DATASET EXTRACT
────
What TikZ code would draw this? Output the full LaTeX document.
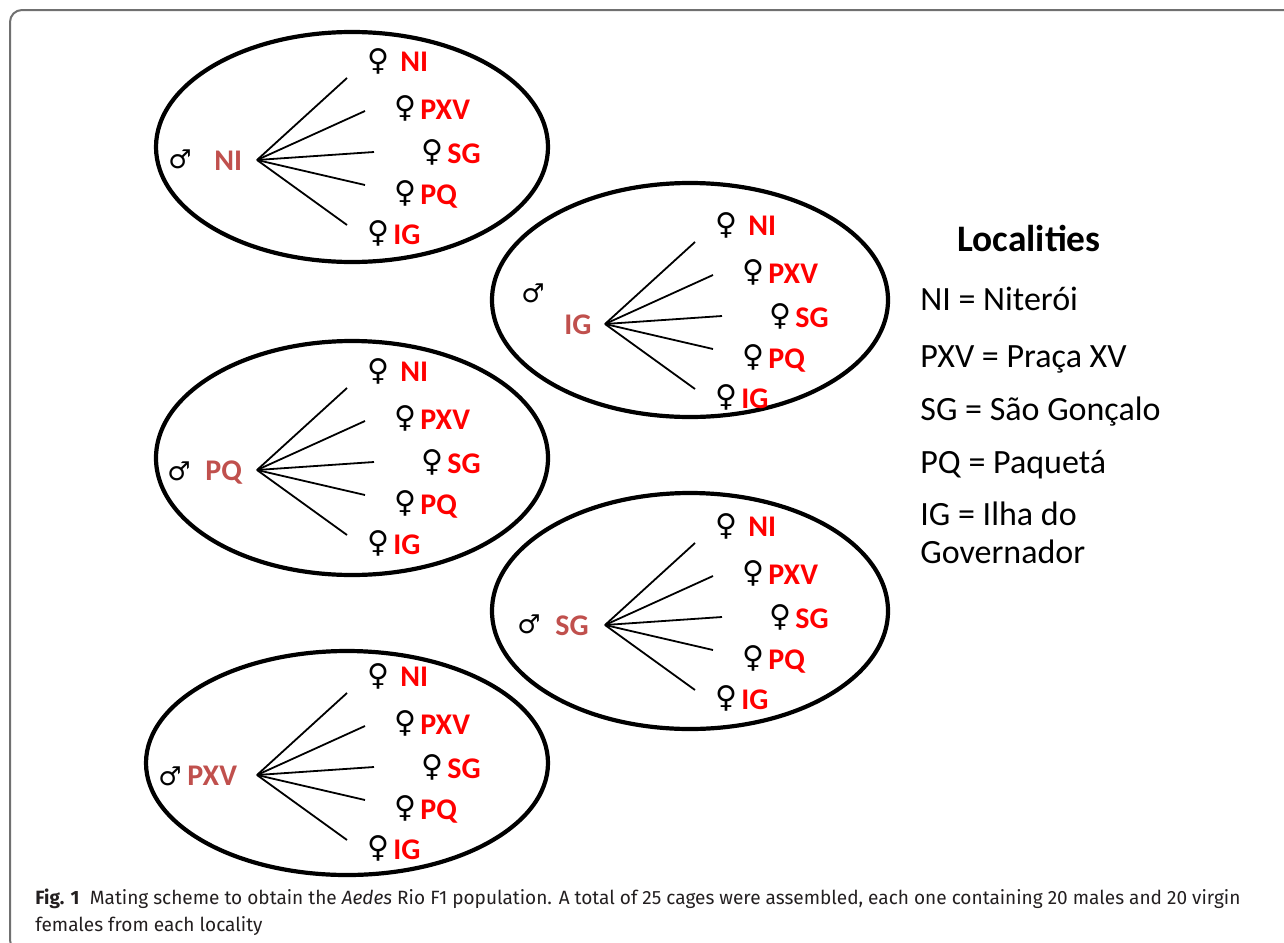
\documentclass[tikz,border=0pt]{standalone}
\usepackage{fontspec}
\setmainfont{Carlito}
\newfontfamily\symfont{DejaVu Sans}
\newfontfamily\capfont{Fira Sans}
\usetikzlibrary{shapes.geometric}
\definecolor{malered}{HTML}{C0504D}
\definecolor{femred}{HTML}{FF0000}
\definecolor{framegray}{HTML}{707070}
\definecolor{captext}{HTML}{231F20}
\tikzset{
  cage/.style={draw=black, line width=2.1pt, ellipse, inner sep=0pt, outer sep=0pt},
  fanline/.style={draw=black, line width=0.9pt},
  femsym/.style={inner sep=0pt, font=\symfont\fontsize{15}{15}\selectfont},
  malesym/.style={inner sep=0pt, font=\symfont\fontsize{13}{13}\selectfont},
  femtxt/.style={inner sep=0pt, anchor=base west, text=femred, font=\bfseries\fontsize{15}{15}\selectfont},
  maletxt/.style={inner sep=0pt, anchor=base west, text=malered, font=\bfseries\fontsize{15}{15}\selectfont},
  legtitle/.style={inner sep=0pt, anchor=base, font=\bfseries\fontsize{18.7}{18.7}\selectfont},
  legtxt/.style={inner sep=0pt, anchor=base west, font=\fontsize{17}{17}\selectfont},
  captxt/.style={inner sep=0pt, anchor=base west, text=captext, font=\capfont\fontsize{9.6}{9.6}\selectfont},
}
\newcommand\capfirstline{\textbf{Fig. 1}\hspace{0.55em}Mating scheme to obtain the \textit{Aedes} Rio F1 population. A total of 25 cages were assembled, each one containing 20 males and 20 virgin}
\newsavebox\capboxA
\newlength\capwd
\AtBeginDocument{%
  \sbox\capboxA{\capfont\fontsize{9.6}{9.6}\selectfont\capfirstline}%
  \setlength\capwd{\wd\capboxA}%
  \ifdim\capwd<10pt \setlength\capwd{602.5pt}\fi
  \pgfmathsetmacro\capratio{602.5/\capwd}%
}
\newcommand\cagefan[2]{%
  \begin{scope}[shift={#2}]
    \coordinate (#1h) at (0,0);
    \coordinate (#1e1) at (90,-82);
    \coordinate (#1e2) at (108,-49);
    \coordinate (#1e3) at (117,-8);
    \coordinate (#1e4) at (108,25);
    \coordinate (#1e5) at (90,65);
    \foreach \k in {1,...,5}{\draw[fanline] (#1h) -- (#1e\k);}
    \node[femsym] (#1f1) at (121,-99) {♀};
    \node[femsym] (#1f2) at (148,-52) {♀};
    \node[femsym] (#1f3) at (175,-8) {♀};
    \node[femsym] (#1f4) at (148,33) {♀};
    \node[femsym] (#1f5) at (121,73) {♀};
    \node[femtxt] (#1t1) at (143,-89) {NI};
    \node[femtxt] (#1t2) at (163,-41) {PXV};
    \node[femtxt] (#1t3) at (190,3) {SG};
    \node[femtxt] (#1t4) at (163,44) {PQ};
    \node[femtxt] (#1t5) at (136,84) {IG};
  \end{scope}}
\begin{document}
\begin{tikzpicture}[x=0.5pt,y=-0.5pt]
\useasboundingbox (0,0) rectangle (1284,942);
\begin{scope}
  \clip (0,0) rectangle (1284,942);
  \draw[framegray, line width=1pt, rounded corners=6pt] (10,10) rectangle (1310,952);
\end{scope}
% cages
\node[cage, minimum width=196pt, minimum height=115pt] (cNI) at (352,147) {};
\node[cage, minimum width=198pt, minimum height=117pt] (cIG) at (690,300) {};
\node[cage, minimum width=196pt, minimum height=117pt] (cPQ) at (352,458) {};
\node[cage, minimum width=198pt, minimum height=118pt] (cSG) at (690,611) {};
\node[cage, minimum width=201pt, minimum height=112pt] (cPXV) at (347,763) {};
% males
\node[malesym] (mNI) at (180,159) {♂};
\node[maletxt] (lNI) at (214,170) {NI};
\node[malesym] (mIG) at (533,293) {♂};
\node[maletxt] (lIG) at (564,334) {IG};
\node[malesym] (mPQ) at (179,471) {♂};
\node[maletxt] (lPQ) at (205,480) {PQ};
\node[malesym] (mSG) at (529,624) {♂};
\node[maletxt] (lSG) at (555,635) {SG};
\node[malesym] (mPXV) at (170,776) {♂};
\node[maletxt] (lPXV) at (187,785) {PXV};
% fans
\cagefan{a}{(257,160)}
\cagefan{b}{(605,324)}
\cagefan{c}{(257,470)}
\cagefan{d}{(605,625)}
\cagefan{e}{(257,775)}
% legend
\node[legtitle] (ltitle) at (1029,251) {Localities};
\node[legtxt] (l1) at (920,310) {NI = Niterói};
\node[legtxt] (l2) at (920,367) {PXV = Praça XV};
\node[legtxt] (l3) at (920,420) {SG = São Gonçalo};
\node[legtxt] (l4) at (920,473) {PQ = Paquetá};
\node[legtxt] (l5) at (920,525) {IG = Ilha do};
\node[legtxt] (l6) at (920,563) {Governador};
% caption
\node[captxt] (cap1) at (35,904) {\scalebox{\capratio}[1]{\capfirstline}};
\node[captxt] (cap2) at (35,931) {\scalebox{\capratio}[1]{females from each locality}};
\end{tikzpicture}
\end{document}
────
WORK TO COMPLETE
Repeat the material above verbatim, with no pictures in the output.

EXERCISE ANSWER
What TikZ code would draw this? Output the full LaTeX document.
\documentclass[tikz,border=0pt]{standalone}
\usepackage{fontspec}
\setmainfont{Carlito}
\newfontfamily\symfont{DejaVu Sans}
\newfontfamily\capfont{Fira Sans}
\usetikzlibrary{shapes.geometric}
\definecolor{malered}{HTML}{C0504D}
\definecolor{femred}{HTML}{FF0000}
\definecolor{framegray}{HTML}{707070}
\definecolor{captext}{HTML}{231F20}
\tikzset{
  cage/.style={draw=black, line width=2.1pt, ellipse, inner sep=0pt, outer sep=0pt},
  fanline/.style={draw=black, line width=0.9pt},
  femsym/.style={inner sep=0pt, font=\symfont\fontsize{15}{15}\selectfont},
  malesym/.style={inner sep=0pt, font=\symfont\fontsize{13}{13}\selectfont},
  femtxt/.style={inner sep=0pt, anchor=base west, text=femred, font=\bfseries\fontsize{15}{15}\selectfont},
  maletxt/.style={inner sep=0pt, anchor=base west, text=malered, font=\bfseries\fontsize{15}{15}\selectfont},
  legtitle/.style={inner sep=0pt, anchor=base, font=\bfseries\fontsize{18.7}{18.7}\selectfont},
  legtxt/.style={inner sep=0pt, anchor=base west, font=\fontsize{17}{17}\selectfont},
  captxt/.style={inner sep=0pt, anchor=base west, text=captext, font=\capfont\fontsize{9.6}{9.6}\selectfont},
}
\newcommand\capfirstline{\textbf{Fig. 1}\hspace{0.55em}Mating scheme to obtain the \textit{Aedes} Rio F1 population. A total of 25 cages were assembled, each one containing 20 males and 20 virgin}
\newsavebox\capboxA
\newlength\capwd
\AtBeginDocument{%
  \sbox\capboxA{\capfont\fontsize{9.6}{9.6}\selectfont\capfirstline}%
  \setlength\capwd{\wd\capboxA}%
  \ifdim\capwd<10pt \setlength\capwd{602.5pt}\fi
  \pgfmathsetmacro\capratio{602.5/\capwd}%
}
\newcommand\cagefan[2]{%
  \begin{scope}[shift={#2}]
    \coordinate (#1h) at (0,0);
    \coordinate (#1e1) at (90,-82);
    \coordinate (#1e2) at (108,-49);
    \coordinate (#1e3) at (117,-8);
    \coordinate (#1e4) at (108,25);
    \coordinate (#1e5) at (90,65);
    \foreach \k in {1,...,5}{\draw[fanline] (#1h) -- (#1e\k);}
    \node[femsym] (#1f1) at (121,-99) {♀};
    \node[femsym] (#1f2) at (148,-52) {♀};
    \node[femsym] (#1f3) at (175,-8) {♀};
    \node[femsym] (#1f4) at (148,33) {♀};
    \node[femsym] (#1f5) at (121,73) {♀};
    \node[femtxt] (#1t1) at (143,-89) {NI};
    \node[femtxt] (#1t2) at (163,-41) {PXV};
    \node[femtxt] (#1t3) at (190,3) {SG};
    \node[femtxt] (#1t4) at (163,44) {PQ};
    \node[femtxt] (#1t5) at (136,84) {IG};
  \end{scope}}
\begin{document}
\begin{tikzpicture}[x=0.5pt,y=-0.5pt]
\useasboundingbox (0,0) rectangle (1284,942);
\begin{scope}
  \clip (0,0) rectangle (1284,942);
  \draw[framegray, line width=1pt, rounded corners=6pt] (10,10) rectangle (1310,952);
\end{scope}
% cages
\node[cage, minimum width=196pt, minimum height=115pt] (cNI) at (352,147) {};
\node[cage, minimum width=198pt, minimum height=117pt] (cIG) at (690,300) {};
\node[cage, minimum width=196pt, minimum height=117pt] (cPQ) at (352,458) {};
\node[cage, minimum width=198pt, minimum height=118pt] (cSG) at (690,611) {};
\node[cage, minimum width=201pt, minimum height=112pt] (cPXV) at (347,763) {};
% males
\node[malesym] (mNI) at (180,159) {♂};
\node[maletxt] (lNI) at (214,170) {NI};
\node[malesym] (mIG) at (533,293) {♂};
\node[maletxt] (lIG) at (564,334) {IG};
\node[malesym] (mPQ) at (179,471) {♂};
\node[maletxt] (lPQ) at (205,480) {PQ};
\node[malesym] (mSG) at (529,624) {♂};
\node[maletxt] (lSG) at (555,635) {SG};
\node[malesym] (mPXV) at (170,776) {♂};
\node[maletxt] (lPXV) at (187,785) {PXV};
% fans
\cagefan{a}{(257,160)}
\cagefan{b}{(605,324)}
\cagefan{c}{(257,470)}
\cagefan{d}{(605,625)}
\cagefan{e}{(257,775)}
% legend
\node[legtitle] (ltitle) at (1029,251) {Localities};
\node[legtxt] (l1) at (920,310) {NI = Niterói};
\node[legtxt] (l2) at (920,367) {PXV = Praça XV};
\node[legtxt] (l3) at (920,420) {SG = São Gonçalo};
\node[legtxt] (l4) at (920,473) {PQ = Paquetá};
\node[legtxt] (l5) at (920,525) {IG = Ilha do};
\node[legtxt] (l6) at (920,563) {Governador};
% caption
\node[captxt] (cap1) at (35,904) {\scalebox{\capratio}[1]{\capfirstline}};
\node[captxt] (cap2) at (35,931) {\scalebox{\capratio}[1]{females from each locality}};
\end{tikzpicture}
\end{document}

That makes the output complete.